Since the election of President Donald Trump, the debate around Islamic dress has taken a new turn: The hijab has emerged as a symbol of resistance to Islamophobia amid policies from the Trump administration targeting Muslim immigrants.
Scores of non-Muslims have donned hijabs to express solidarity with Muslim women, too, though some criticized the move, arguing that the garment represents oppression of women.
Young Muslims like Sameeha disagree.
“I do believe hijab support feminism,” she said outside the Muslim prayer center at her school’s College Park campus. “The way you look at it from a religious perspective, it empowers you by strengthening your relationship with God. It’s a step you are taking to further yourself within your own religion.”
“No one forced me to dress this way,” she added.

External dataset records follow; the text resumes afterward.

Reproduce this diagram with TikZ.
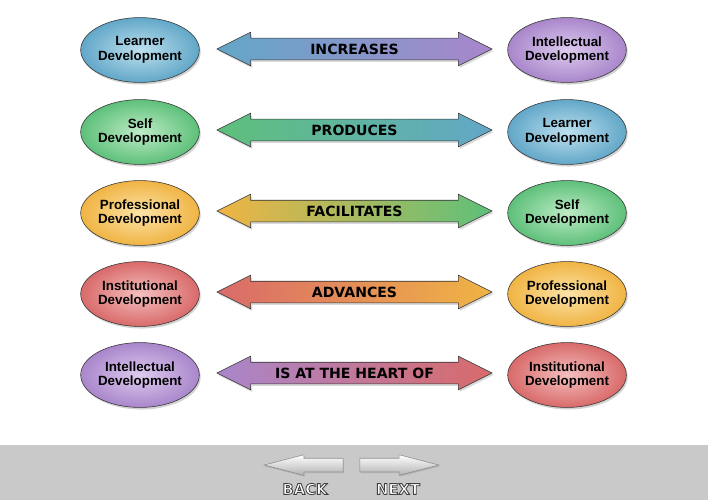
\documentclass[tikz,border=0pt]{standalone}
\usepackage{fontspec}
\setsansfont{Liberation Sans}
\newfontfamily\heavyfont{DejaVu Sans}
\usepackage{tikz}
\usetikzlibrary{shapes.geometric, shapes.arrows, shadows, positioning}

\definecolor{bluedev}{HTML}{62A7C8}
\definecolor{bluelight}{HTML}{BDE0EE}
\definecolor{greendev}{HTML}{5EC07A}
\definecolor{greenlight}{HTML}{BDEBC6}
\definecolor{orangedev}{HTML}{F0B444}
\definecolor{orangelight}{HTML}{FCE3A6}
\definecolor{reddev}{HTML}{D96A6A}
\definecolor{redlight}{HTML}{F4BFBF}
\definecolor{purpdev}{HTML}{A986CB}
\definecolor{purplight}{HTML}{DDCBEE}
\definecolor{navbar}{HTML}{C9C9C9}

\tikzset{
  devoval/.style={
    ellipse, draw=black!80, thin, align=center,
    minimum width=2.95cm, minimum height=1.62cm, inner sep=0pt,
    font=\sffamily\bfseries\fontsize{9.5}{10.5}\selectfont,
    drop shadow={opacity=0.35, shadow xshift=1pt, shadow yshift=-1.5pt}
  },
  linkarrow/.style={
    double arrow, draw=black!80, thin,
    minimum height=6.875cm, minimum width=0.825cm,
    text height=0.26cm, text depth=0cm, inner ysep=0.1325cm, inner xsep=0pt,
    double arrow head extend=0.15cm, double arrow tip angle=53,
    font=\heavyfont\bfseries\fontsize{10}{11}\selectfont,
    drop shadow={opacity=0.3, shadow xshift=1pt, shadow yshift=-1.5pt}
  },
  navarrow/.style={
    single arrow, draw=black!45, thin, anchor=tip,
    minimum height=1.975cm, minimum width=0.5cm,
    text height=0cm, text depth=0cm, inner ysep=0.1625cm, inner xsep=0pt,
    single arrow head extend=0.0875cm, single arrow tip angle=29,
    top color=white, bottom color=black!30,
    drop shadow={opacity=0.3, shadow xshift=0.5pt, shadow yshift=-1pt}
  },
  navlabel/.style={
    font=\heavyfont\bfseries\fontsize{10.5}{11}\selectfont, text=white
  },
}

% white letters with a thin dark outline
\newcommand{\navtext}[1]{\special{pdf:literal 2 Tr 0.6 w 0.25 G}#1\special{pdf:literal 0 Tr}}

\begin{document}
\begin{tikzpicture}[x=0.025cm, y=-0.025cm]
  \useasboundingbox (0,0) rectangle (708,500);
  \fill[white] (0,0) rectangle (708,500);

  % Nav bar
  \fill[navbar] (0,445) rectangle (708,500);

  % Row 1
  \node[devoval, inner color=bluelight, outer color=bluedev] (learnerL) at (140,50)
    {Learner\\Development};
  \node[linkarrow, left color=bluedev, right color=purpdev] (increases) at (354.5,49)
    {INCREASES};
  \node[devoval, inner color=purplight, outer color=purpdev] (intellR) at (567,50)
    {Intellectual\\Development};

  % Row 2
  \node[devoval, inner color=greenlight, outer color=greendev] (selfL) at (140,132)
    {Self\\Development};
  \node[linkarrow, left color=greendev, right color=bluedev] (produces) at (354.5,130)
    {PRODUCES};
  \node[devoval, inner color=bluelight, outer color=bluedev] (learnerR) at (567,132)
    {Learner\\Development};

  % Row 3
  \node[devoval, inner color=orangelight, outer color=orangedev] (profL) at (140,213)
    {Professional\\Development};
  \node[linkarrow, left color=orangedev, right color=greendev] (facilitates) at (354.5,211)
    {FACILITATES};
  \node[devoval, inner color=greenlight, outer color=greendev] (selfR) at (567,213)
    {Self\\Development};

  % Row 4
  \node[devoval, inner color=redlight, outer color=reddev] (instL) at (140,294)
    {Institutional\\Development};
  \node[linkarrow, left color=reddev, right color=orangedev] (advances) at (354.5,292)
    {ADVANCES};
  \node[devoval, inner color=orangelight, outer color=orangedev] (profR) at (567,294)
    {Professional\\Development};

  % Row 5
  \node[devoval, inner color=purplight, outer color=purpdev] (intellL) at (140,375)
    {Intellectual\\Development};
  \node[linkarrow, left color=purpdev, right color=reddev] (heart) at (354.5,373)
    {IS AT THE HEART OF};
  \node[devoval, inner color=redlight, outer color=reddev] (instR) at (567,375)
    {Institutional\\Development};

  % Back / next
  \node[navarrow, shape border rotate=180] (back) at (263,465) {};
  \node[navarrow] (next) at (440,465) {};
  \node[navlabel] (backlbl) at (305,489) {\navtext{BACK}};
  \node[navlabel] (nextlbl) at (398,489) {\navtext{NEXT}};
\end{tikzpicture}
\end{document}
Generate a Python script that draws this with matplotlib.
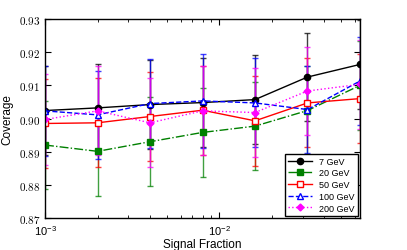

Dalia Mogahed, director of research at the Institute for Social Policy and Understanding, a non-profit organization working to empower American Muslims, says while some countries do require a hijab, “the ‘hijab oppresses women’ narrative is not only racist, it is also sexist.” To assume a woman’s hijab was forced without asking her is to presume she views Western styles as ideal, Mogahed said.
Citing Gallup surveys of 90% of the global Muslim population, Mogahed said that “hijab is a choice by the vast majority of women who wear it, especially in the U.S. where there is great societal pressure to not wear it, rather than the reverse.”